Presumably one would answer that with some sort of reference to Jesus' sermon on the mount, but aside from that one sermon the rest of the bible including much of the new testiment is downright horrible.
The old testament says you're supposed to kill homosexuals, children who talk back, people who work on the sabbath, apostates, people who plant more than one type of crop in a field, people who wear shirts made from a blend of cotton and polyester, adulterers, people who blaspheme, people who marry a person from another race or faith etc.
i.e. the old testament recommends you become a serial killer.
If Christian morals are biblically based, then why do they tend not to follow the guidance of the old testament? Why do we just gloss over the nasty old testament stuff?
The reason is because we have developed a morality which is separate from the bible, a moral code which we can call on to make judgements of which parts of the bible we choose to follow, and which to ignore.
The moral code which we filter the bible with is not Christianity, because Christianity is supposedly based on the bible. This moral code is a secular moral code, and you'll find most of its tenets contained in almost every religion, fundamentally because societies tend to work better when we're not all killing, raping, pillaging and burning each other.
5. An Open Letter to Richard Dawkins
Comment #104147 by Mokusatsu on December 28, 2007 at 2:31 am
And by the way, I do not believe in the tooth fairy.
I admit that some of the most ghastly crimes in history have been committed by people who don't believe in the tooth fairy and if Fr Morris' logic is sound then we who share this lack of belief all share a degree of responsibility for that.
Is there anyone who could rightly be considered the spiritual leader of the religion (or philosophy, if you prefer) of atooth fairyism?
If not, perhaps I could nominate myself and if others will accept my authority as spiritual leader of all the world's people who do not believe in the tooth fairy and then I will take the first steps toward righting this injustice by issuing an apology.
Mokusatsu
6. An Open Letter to Richard Dawkins
Comment #101761 by Mokusatsu on December 20, 2007 at 10:56 pm
I reckon we should take Father John's idea and run with it. Here goes.
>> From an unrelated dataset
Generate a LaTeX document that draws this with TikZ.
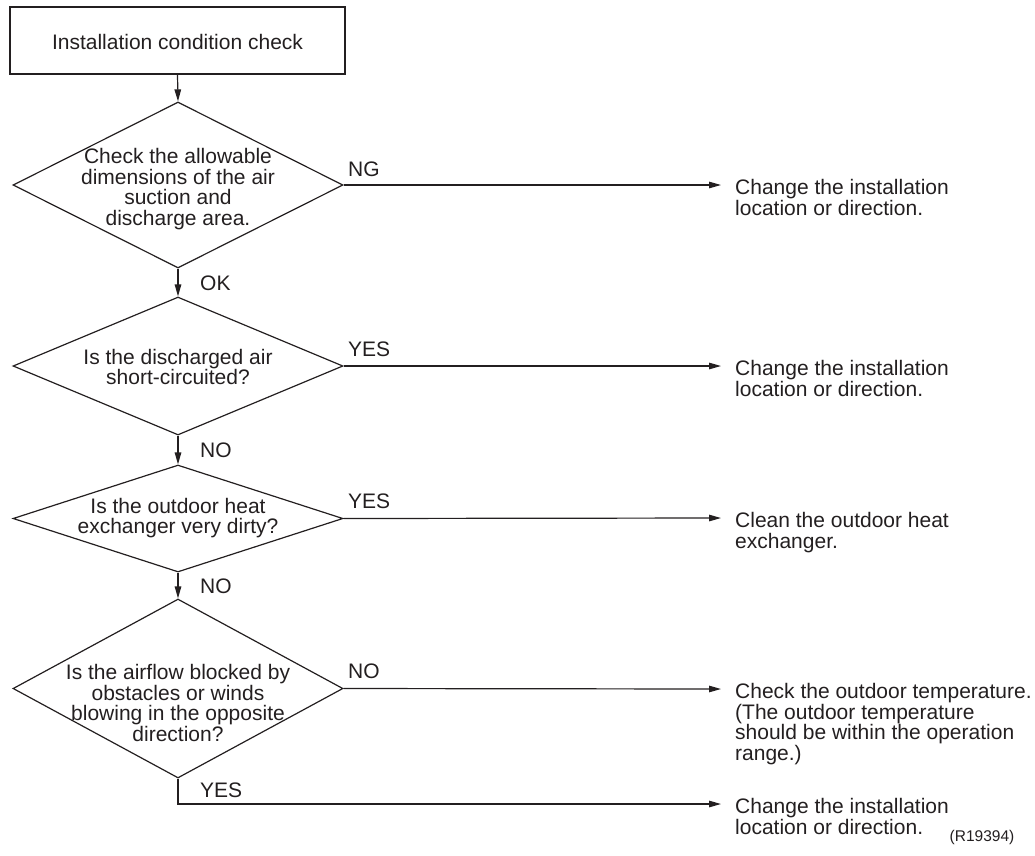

But why limit it just to people who lack a belief in deities?
On behalf of all people in the world who do not play tennis, I apologise for the actions of fanatical non-tennis players.
For too long people who do not play tennis have stood idly by while extremist non-tennis players have hijacked the non-tennis playing agenda and inflicted terrible cruelties on their fellow humans, both tennis players and non-tennis players alike.
It is the responsbility of all members of the non-tennis playing movement to condemn all acts of violence and cruelty carried out by people who do not play tennis, for these acts stand completely against the principles on which our great movement of non-tennis playing is built.
We must unite together, celebrating what we all have in common - that for lack of time, money or inclination or maybe because we just don't like tennis much we the non-tennis players don't play tennis.
How about we hear an apology from someone representing the international movement of people who do not play a musical instrument. From what I hear neither Hitler nor Stalin nor Mao were the least bit musical, and I think non-instrument players have something to answer for here.